I'll start this off with a 20 gallon Vertical Conversion I did over the New Years for a pair of _Agalychnis callidryas_ Red Eyed Tree Frogs.

*Agalychnis callidryas 20 Vert*

----------


## Poly

> I'll start this off with a 20 gallon Vertical Conversion I did over the New Years for a pair of _Agalychnis callidryas_ Red Eyed Tree Frogs.
> 
> *Agalychnis callidryas 20 Vert*


Is that a dumb cane in there?

----------


## Don

<<Is that a dumb cane in there?>>

Yes, but the red eyes would either have to eat it or break off a leaf and get the sap on them to have issues.
Since they don't even bend the leaves over i don't think I'll have issues.

----------


## Shanny

Red eye tree frog terrarium when I first set it up...


It has grown a lot with plants and vines since

----------


## Poly

> <<Is that a dumb cane in there?>>
> 
> Yes, but the red eyes would either have to eat it or break off a leaf and get the sap on them to have issues.
> Since they don't even bend the leaves over i don't think I'll have issues.


Oh, that's good to know since I plan on using a 5.5ft tall dumb cane in my vert. 50gal RETF viv, I was going to go with a Blue Morph Whites, but there so clumbsy, they'll break the plants!

----------


## Don

> Oh, that's good to know since I plan on using a 5.5ft tall dumb cane in my vert. 50gal RETF viv, I was going to go with a Blue Morph Whites, but there so clumbsy, they'll break the plants!


Exactly   My Whites broke everything
   My RTFs have been with these plants for 1 1/2 years now.  I do watch for dying dead leaves falling off since I don't want the leaves soaking in a water dish.

----------


## Autumn

Here's one of my newer vivariums for my adult male Wood frogs  :Smile: . Sorry if the picture is a little fuzzy :P

----------


## Don

Come on, show off those tanks

----------


## Poly

> Here's one of my newer vivariums for my adult male Wood frogs . Sorry if the picture is a little fuzzy :P


Someone sure likes moss  :Wink:  How does it grow?
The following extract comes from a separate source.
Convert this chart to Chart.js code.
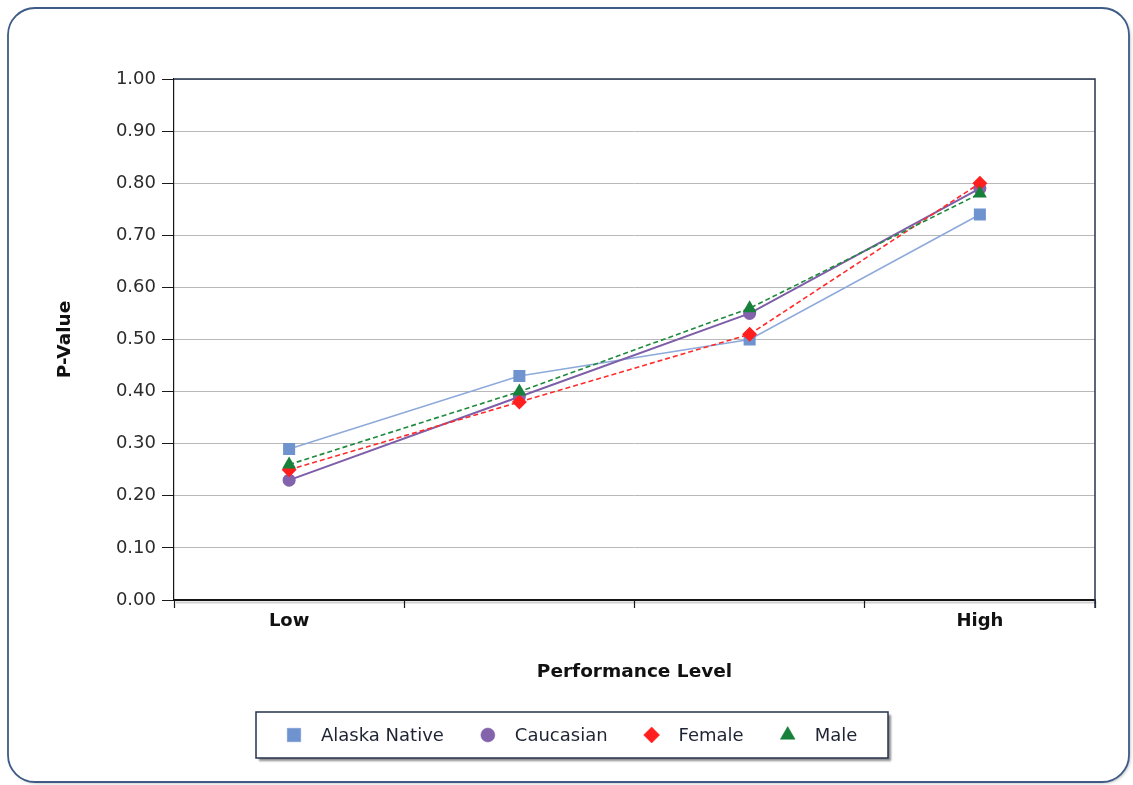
<!DOCTYPE html>
<html>
<head>
<meta charset="utf-8">
<title>P-Value by Performance Level</title>
<script src="https://cdn.jsdelivr.net/npm/chart.js@4.4.1/dist/chart.umd.min.js"></script>
<style>
  html, body { margin: 0; padding: 0; background: #ffffff; }
  #wrap { width: 1133px; height: 785px; }
</style>
</head>
<body>
<div id="wrap"><canvas id="c" width="1133" height="785"></canvas></div>
<script>
// Performance levels along the x axis (only the ends are labelled)
const categories = ['Low', '', '', 'High'];

// P-values for each group
const alaskaNative = [0.29, 0.43, 0.50, 0.74];
const caucasian    = [0.23, 0.39, 0.55, 0.79];
const female       = [0.25, 0.38, 0.51, 0.80];
const male         = [0.26, 0.40, 0.56, 0.78];

// Y axis ticks
const yMin = 0, yMax = 1, yStep = 0.1;

const FONT = "'DejaVu Sans', 'Liberation Sans', sans-serif";

// Rounded outer frame, white background and plot-area edges
const framePlugin = {
  id: 'frame',
  beforeDraw(chart) {
    const ctx = chart.ctx;
    ctx.save();
    ctx.fillStyle = '#ffffff';
    ctx.fillRect(0, 0, chart.width, chart.height);
    const x = 8, y = 8, w = chart.width - 12, h = chart.height - 11, r = 27;
    ctx.shadowColor = 'rgba(0,0,0,0.25)';
    ctx.shadowBlur = 3;
    ctx.shadowOffsetX = 1.5;
    ctx.shadowOffsetY = 1.5;
    ctx.beginPath();
    ctx.roundRect(x, y, w, h, r);
    ctx.fillStyle = '#ffffff';
    ctx.fill();
    ctx.shadowColor = 'transparent';
    ctx.lineWidth = 1.8;
    ctx.strokeStyle = '#3d5b86';
    ctx.stroke();
    ctx.restore();
  },
  beforeDatasetsDraw(chart) {
    const {ctx, chartArea: a} = chart;
    ctx.save();
    ctx.strokeStyle = '#27344f';
    ctx.lineWidth = 1.5;
    ctx.beginPath();
    ctx.moveTo(a.left, a.top);
    ctx.lineTo(a.right, a.top);
    ctx.lineTo(a.right, a.bottom + 8);
    ctx.stroke();
    // soft shadow under the x axis line
    ctx.strokeStyle = 'rgba(0,0,0,0.18)';
    ctx.lineWidth = 2;
    ctx.beginPath();
    ctx.moveTo(a.left + 2, a.bottom + 2.5);
    ctx.lineTo(a.right + 1, a.bottom + 2.5);
    ctx.stroke();
    ctx.restore();
  }
};

// Boxed legend below the axis title, built from the datasets
const boxLegendPlugin = {
  id: 'boxLegend',
  afterDraw(chart) {
    const ctx = chart.ctx;
    const bx = 256, by = 712, bw = 632, bh = 46, cy = by + bh / 2;
    ctx.save();
    ctx.shadowColor = 'rgba(0,0,0,0.45)';
    ctx.shadowBlur = 2;
    ctx.shadowOffsetX = 3;
    ctx.shadowOffsetY = 3;
    ctx.fillStyle = '#ffffff';
    ctx.fillRect(bx, by, bw, bh);
    ctx.shadowColor = 'transparent';
    ctx.strokeStyle = '#26324d';
    ctx.lineWidth = 1.5;
    ctx.strokeRect(bx, by, bw, bh);

    ctx.font = '18px ' + FONT;
    ctx.textBaseline = 'middle';
    ctx.textAlign = 'left';
    let mx = 294;
    chart.data.datasets.forEach(ds => {
      ctx.fillStyle = ds.pointBackgroundColor;
      ctx.strokeStyle = ds.pointBackgroundColor;
      ctx.lineWidth = 0.5;
      Chart.helpers.drawPoint(ctx, {
        pointStyle: ds.pointStyle, radius: ds.legendRadius, rotation: 0, borderWidth: 0.5
      }, mx, cy);
      const tx = mx + 27;
      ctx.fillStyle = '#1e2433';
      ctx.fillText(ds.label, tx, cy + 1);
      mx = tx + ctx.measureText(ds.label).width + 44;
    });
    ctx.restore();
  }
};

const datasets = [
  {
    label: 'Alaska Native', data: alaskaNative, order: 4,
    borderColor: '#8eaadb', borderWidth: 1.6,
    pointStyle: 'rect', pointRadius: 8.5, legendRadius: 9.5,
    pointBackgroundColor: '#6f93cf', pointBorderColor: '#6f93cf', pointBorderWidth: 0
  },
  {
    label: 'Caucasian', data: caucasian, order: 3,
    borderColor: '#7e5ea8', borderWidth: 2,
    pointStyle: 'circle', pointRadius: 6.5, legendRadius: 7,
    pointBackgroundColor: '#8363ab', pointBorderColor: '#8363ab', pointBorderWidth: 0
  },
  {
    label: 'Female', data: female, order: 2,
    borderColor: '#ff2b2b', borderWidth: 1.6, borderDash: [5, 3],
    pointStyle: 'rectRot', pointRadius: 7.5, legendRadius: 8,
    pointBackgroundColor: '#ff1f1f', pointBorderColor: '#ff1f1f', pointBorderWidth: 0
  },
  {
    label: 'Male', data: male, order: 1,
    borderColor: '#1f8a3c', borderWidth: 1.6, borderDash: [5, 3],
    pointStyle: 'triangle', pointRadius: 8, legendRadius: 8.5,
    pointBackgroundColor: '#17803a', pointBorderColor: '#17803a', pointBorderWidth: 0
  }
];

new Chart(document.getElementById('c'), {
  type: 'line',
  data: { labels: categories, datasets: datasets },
  plugins: [framePlugin, boxLegendPlugin],
  options: {
    responsive: false,
    animation: false,
    layout: { padding: { left: 0, top: 79, right: 38, bottom: 90 } },
    elements: { line: { tension: 0, fill: false } },
    plugins: {
      legend: { display: false },
      tooltip: { enabled: false }
    },
    scales: {
      x: {
        type: 'category',
        offset: true,
        afterFit(scale) { scale.height = 95; },
        grid: {
          display: true, offset: true, drawOnChartArea: false,
          drawTicks: true, tickLength: 8, tickColor: '#1a1a1a', tickWidth: 1.2
        },
        border: { display: true, color: '#151515', width: 2 },
        ticks: {
          color: '#111111', padding: 3, autoSkip: false, maxRotation: 0,
          font: { family: FONT, size: 18, weight: 'bold' }
        },
        title: {
          display: true, text: 'Performance Level', color: '#111111',
          font: { family: FONT, size: 18.5, weight: 'bold' },
          padding: { top: 0, bottom: 12 }
        }
      },
      y: {
        min: yMin, max: yMax,
        afterFit(scale) { scale.width = 174; },
        grid: {
          color: '#b9b9b9', lineWidth: 1,
          tickColor: '#1a1a1a', tickLength: 12, tickWidth: 1
        },
        border: { display: true, color: '#151515', width: 1.2 },
        ticks: {
          stepSize: yStep, padding: 6, color: '#2b2b2b',
          font: { family: FONT, size: 18 },
          callback: v => Number(v).toFixed(2)
        },
        title: {
          display: true, text: 'P-Value', color: '#111111',
          font: { family: FONT, size: 18.5, weight: 'bold' },
          padding: { top: 54, bottom: 0 }
        }
      }
    }
  }
});
</script>
</body>
</html>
Every time I try growing moss it dies!

----------


## Autumn

> Someone sure likes moss  How does it grow? Every time I try growing moss it dies!


Hahahaha :P!! I'm not sure exactly.....It was doing really well for a while. I was particularly happy with this one—and the testing tank for my experiment— as the moss stayed alive and started to grow. However, about a month ago, something happened….now the moss is staring to die. Phooey :P! I can’t remember exactly what it is I did different or what occurred, other than the fact that one of the inhabitants (Cutie) died  :Frown: . But I kept the moss moist and dimed the light so it wasn’t as intense. The "testing tank" is still doing well though  :Wink:

----------


## En333

:Frown:  aww that sucks....

----------


## Autumn

> aww that sucks....


Totally!! Now I'm all upset lolol :P

----------


## En333

So do you only have 2 now? :/

----------


## Autumn

> So do you only have 2 now? :/


Actually I have 4 now (2 adults, 2 juveniles)….before I had 5. You know the picture on the front page of FF? The one frog in the front on the left side was Cutie, the one who passed away ;(.

----------


## Katieasaur

60 Gal Leucs Tank

----------


## frogmandan

sorry its not the best pic but its the only one i got of bruce's new viv which is owned by me although isnt at my house"its in the zoo i work at part time

----------


## mh530

I have not yet finished fixing up me frog tank yet, but here is my Chinese water dragon tank!  :Smile:

----------


## wesleybrouwer

Since it stays a little bit quit in this competition, i think i just might kick the topic up.
Here is one of my pumilio terraria.

----------


## En333

Ur tank is awesome! ^^^

----------


## wesleybrouwer

> Since it stays a little bit quit in this competition, i think i just might kick the topic up.
> Here is one of my pumilio terraria.


Quiet that must be ofcourse, kind of late around here  :Wink: 




> Ur tank is awesome! ^^^


Thank you for the nice comment  :Smile:

----------


## Heather

I'll put mine in again... 55gal for my retf's  :Smile:

----------


## Gail

Toad abode for 2 Fowler's toad (Rufus & Rosie).  40 gal breeder tank, used cloth background hung on the outside of tank, along with cork liner on the inside which serves as a bumper guard for the toads snouts and also gives stray feeder bugs a place to climb that gets the attention of Rufus & Rosie. They have gone underground for the winter coming up occasionally.

----------